**What you will do**
Every line below that mentions the word "this" should be copied out.

**Recorded data**
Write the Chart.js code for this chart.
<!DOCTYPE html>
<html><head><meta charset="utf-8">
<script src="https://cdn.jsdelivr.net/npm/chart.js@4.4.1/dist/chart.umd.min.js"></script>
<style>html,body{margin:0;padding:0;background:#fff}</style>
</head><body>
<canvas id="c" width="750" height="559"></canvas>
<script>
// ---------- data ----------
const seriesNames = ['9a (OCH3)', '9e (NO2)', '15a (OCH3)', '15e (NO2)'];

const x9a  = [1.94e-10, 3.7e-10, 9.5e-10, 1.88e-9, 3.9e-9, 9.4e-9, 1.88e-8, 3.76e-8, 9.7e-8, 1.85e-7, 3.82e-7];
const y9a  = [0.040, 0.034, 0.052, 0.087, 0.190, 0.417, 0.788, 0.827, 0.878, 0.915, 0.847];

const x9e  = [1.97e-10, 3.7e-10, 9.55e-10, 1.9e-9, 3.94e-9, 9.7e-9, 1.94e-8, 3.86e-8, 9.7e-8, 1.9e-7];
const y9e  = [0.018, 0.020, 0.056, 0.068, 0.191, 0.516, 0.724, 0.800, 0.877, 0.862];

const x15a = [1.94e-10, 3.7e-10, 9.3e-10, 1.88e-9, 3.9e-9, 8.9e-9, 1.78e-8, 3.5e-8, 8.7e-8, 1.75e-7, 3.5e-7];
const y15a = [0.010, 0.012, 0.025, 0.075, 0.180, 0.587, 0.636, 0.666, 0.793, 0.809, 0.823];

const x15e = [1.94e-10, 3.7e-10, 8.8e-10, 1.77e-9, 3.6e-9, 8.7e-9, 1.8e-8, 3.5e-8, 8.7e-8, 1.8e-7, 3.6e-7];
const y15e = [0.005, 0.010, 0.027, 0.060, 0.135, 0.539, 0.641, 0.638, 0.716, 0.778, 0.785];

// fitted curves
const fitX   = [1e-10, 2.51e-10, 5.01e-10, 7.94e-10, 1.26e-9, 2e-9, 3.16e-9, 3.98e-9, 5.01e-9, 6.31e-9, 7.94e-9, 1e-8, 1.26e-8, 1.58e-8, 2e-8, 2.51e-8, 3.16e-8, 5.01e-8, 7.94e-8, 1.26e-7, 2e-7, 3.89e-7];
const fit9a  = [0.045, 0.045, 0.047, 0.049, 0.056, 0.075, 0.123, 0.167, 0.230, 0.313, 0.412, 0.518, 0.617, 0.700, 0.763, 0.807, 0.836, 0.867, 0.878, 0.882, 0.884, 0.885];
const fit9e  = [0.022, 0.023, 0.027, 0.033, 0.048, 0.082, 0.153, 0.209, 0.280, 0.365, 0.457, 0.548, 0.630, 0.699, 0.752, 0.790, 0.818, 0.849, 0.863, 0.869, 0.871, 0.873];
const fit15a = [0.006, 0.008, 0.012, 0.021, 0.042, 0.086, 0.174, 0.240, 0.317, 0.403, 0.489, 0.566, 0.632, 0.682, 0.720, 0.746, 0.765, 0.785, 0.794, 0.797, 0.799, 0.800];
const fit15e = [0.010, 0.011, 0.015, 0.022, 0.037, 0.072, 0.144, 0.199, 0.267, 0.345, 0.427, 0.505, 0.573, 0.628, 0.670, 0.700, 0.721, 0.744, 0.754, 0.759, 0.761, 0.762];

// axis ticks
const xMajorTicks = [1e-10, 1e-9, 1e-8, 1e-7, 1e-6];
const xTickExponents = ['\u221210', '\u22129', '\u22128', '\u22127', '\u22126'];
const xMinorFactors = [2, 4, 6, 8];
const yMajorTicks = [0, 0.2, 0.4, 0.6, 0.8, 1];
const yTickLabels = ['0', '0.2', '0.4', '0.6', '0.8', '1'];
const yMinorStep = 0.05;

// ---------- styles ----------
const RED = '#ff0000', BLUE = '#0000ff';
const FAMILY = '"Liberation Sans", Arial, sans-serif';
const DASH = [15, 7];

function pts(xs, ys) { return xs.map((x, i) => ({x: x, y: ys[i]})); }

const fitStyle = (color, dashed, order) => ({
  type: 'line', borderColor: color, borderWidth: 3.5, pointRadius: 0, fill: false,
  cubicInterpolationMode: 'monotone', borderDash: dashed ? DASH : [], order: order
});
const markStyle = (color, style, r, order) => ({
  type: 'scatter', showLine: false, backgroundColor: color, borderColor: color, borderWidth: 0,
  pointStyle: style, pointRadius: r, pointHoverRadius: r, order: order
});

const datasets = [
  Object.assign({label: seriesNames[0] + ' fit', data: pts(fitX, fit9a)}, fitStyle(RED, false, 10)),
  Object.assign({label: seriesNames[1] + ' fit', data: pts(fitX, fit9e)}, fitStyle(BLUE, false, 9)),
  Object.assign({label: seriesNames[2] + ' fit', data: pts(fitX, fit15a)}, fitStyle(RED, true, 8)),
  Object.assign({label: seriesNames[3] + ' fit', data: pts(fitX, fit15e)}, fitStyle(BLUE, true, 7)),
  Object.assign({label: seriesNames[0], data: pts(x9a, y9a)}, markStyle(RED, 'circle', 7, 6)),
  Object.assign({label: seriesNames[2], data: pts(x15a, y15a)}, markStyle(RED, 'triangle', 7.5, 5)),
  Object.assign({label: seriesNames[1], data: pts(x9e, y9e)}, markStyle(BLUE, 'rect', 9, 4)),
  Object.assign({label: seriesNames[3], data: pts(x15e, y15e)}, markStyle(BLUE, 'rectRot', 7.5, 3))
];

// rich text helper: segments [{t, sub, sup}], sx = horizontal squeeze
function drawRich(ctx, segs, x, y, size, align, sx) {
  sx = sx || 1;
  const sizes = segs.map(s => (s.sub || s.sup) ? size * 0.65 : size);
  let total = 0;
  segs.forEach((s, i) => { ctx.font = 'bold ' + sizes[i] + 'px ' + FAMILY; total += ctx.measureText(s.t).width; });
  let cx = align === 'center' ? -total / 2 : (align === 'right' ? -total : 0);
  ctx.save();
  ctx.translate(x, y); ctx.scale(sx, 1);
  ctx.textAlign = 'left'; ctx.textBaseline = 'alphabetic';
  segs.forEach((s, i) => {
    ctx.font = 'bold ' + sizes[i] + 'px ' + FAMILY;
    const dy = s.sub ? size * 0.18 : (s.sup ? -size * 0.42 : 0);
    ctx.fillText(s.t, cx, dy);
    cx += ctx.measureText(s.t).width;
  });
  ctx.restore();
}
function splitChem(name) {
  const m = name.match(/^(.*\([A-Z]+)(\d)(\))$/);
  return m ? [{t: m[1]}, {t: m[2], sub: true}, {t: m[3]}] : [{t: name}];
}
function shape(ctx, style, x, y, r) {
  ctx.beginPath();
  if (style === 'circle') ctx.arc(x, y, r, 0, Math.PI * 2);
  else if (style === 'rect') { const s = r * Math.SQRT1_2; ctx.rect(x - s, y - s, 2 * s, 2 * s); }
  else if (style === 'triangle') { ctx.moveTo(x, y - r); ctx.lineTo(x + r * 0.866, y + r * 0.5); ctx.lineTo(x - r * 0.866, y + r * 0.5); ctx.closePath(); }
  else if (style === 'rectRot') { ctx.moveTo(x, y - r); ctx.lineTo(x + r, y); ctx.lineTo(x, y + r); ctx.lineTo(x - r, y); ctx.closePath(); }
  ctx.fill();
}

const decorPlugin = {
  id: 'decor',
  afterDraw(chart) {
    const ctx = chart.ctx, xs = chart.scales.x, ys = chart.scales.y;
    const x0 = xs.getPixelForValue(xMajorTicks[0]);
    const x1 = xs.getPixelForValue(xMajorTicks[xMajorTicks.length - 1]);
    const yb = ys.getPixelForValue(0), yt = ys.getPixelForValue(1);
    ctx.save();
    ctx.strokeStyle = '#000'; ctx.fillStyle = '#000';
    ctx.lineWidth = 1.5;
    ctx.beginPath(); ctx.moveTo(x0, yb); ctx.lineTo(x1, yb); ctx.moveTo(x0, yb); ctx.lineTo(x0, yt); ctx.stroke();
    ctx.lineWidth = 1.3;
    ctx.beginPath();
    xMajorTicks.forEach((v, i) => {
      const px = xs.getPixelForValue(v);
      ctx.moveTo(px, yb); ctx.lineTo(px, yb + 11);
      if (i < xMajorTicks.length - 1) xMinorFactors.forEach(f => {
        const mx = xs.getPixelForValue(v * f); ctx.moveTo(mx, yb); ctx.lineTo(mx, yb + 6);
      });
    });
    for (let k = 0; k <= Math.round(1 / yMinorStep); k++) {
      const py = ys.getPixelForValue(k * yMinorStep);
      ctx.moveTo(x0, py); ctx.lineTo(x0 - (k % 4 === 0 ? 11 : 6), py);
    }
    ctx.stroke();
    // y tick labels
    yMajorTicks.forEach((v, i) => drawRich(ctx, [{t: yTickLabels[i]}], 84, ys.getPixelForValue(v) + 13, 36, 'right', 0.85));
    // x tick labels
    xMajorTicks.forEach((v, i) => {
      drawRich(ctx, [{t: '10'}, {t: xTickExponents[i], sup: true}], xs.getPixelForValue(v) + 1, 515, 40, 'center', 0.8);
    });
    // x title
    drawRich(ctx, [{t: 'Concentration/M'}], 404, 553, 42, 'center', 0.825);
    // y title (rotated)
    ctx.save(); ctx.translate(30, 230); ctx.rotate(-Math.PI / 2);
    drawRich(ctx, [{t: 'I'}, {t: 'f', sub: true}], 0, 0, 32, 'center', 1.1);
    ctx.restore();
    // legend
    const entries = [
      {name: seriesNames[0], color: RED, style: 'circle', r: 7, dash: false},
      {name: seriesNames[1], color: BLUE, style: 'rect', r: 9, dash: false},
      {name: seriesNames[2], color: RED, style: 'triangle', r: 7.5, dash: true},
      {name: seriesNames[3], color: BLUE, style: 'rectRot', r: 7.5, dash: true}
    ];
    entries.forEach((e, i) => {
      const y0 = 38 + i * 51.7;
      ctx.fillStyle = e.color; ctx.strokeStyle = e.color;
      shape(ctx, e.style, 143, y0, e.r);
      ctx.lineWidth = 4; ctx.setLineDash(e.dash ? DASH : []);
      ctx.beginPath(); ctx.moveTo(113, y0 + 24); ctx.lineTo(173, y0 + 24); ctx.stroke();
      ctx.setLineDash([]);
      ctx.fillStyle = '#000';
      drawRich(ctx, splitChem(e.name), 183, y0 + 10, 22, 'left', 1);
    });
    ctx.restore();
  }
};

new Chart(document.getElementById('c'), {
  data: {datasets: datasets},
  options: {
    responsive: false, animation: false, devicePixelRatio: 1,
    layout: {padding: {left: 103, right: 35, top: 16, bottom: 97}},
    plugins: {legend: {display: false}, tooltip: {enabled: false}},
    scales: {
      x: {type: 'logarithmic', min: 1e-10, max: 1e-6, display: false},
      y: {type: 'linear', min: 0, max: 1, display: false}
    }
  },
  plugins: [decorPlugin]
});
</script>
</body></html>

---

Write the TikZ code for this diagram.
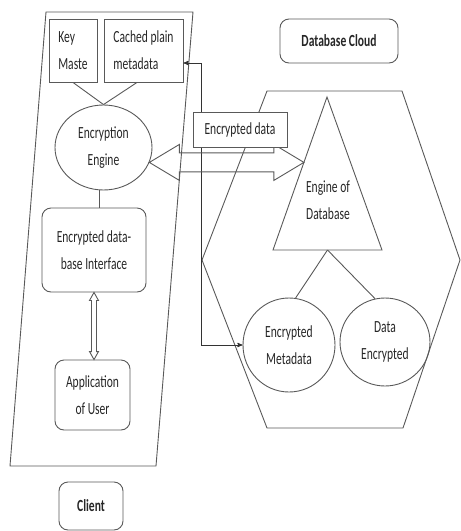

**Result below**
Write the Chart.js code for this chart.
Write the TikZ code for this diagram.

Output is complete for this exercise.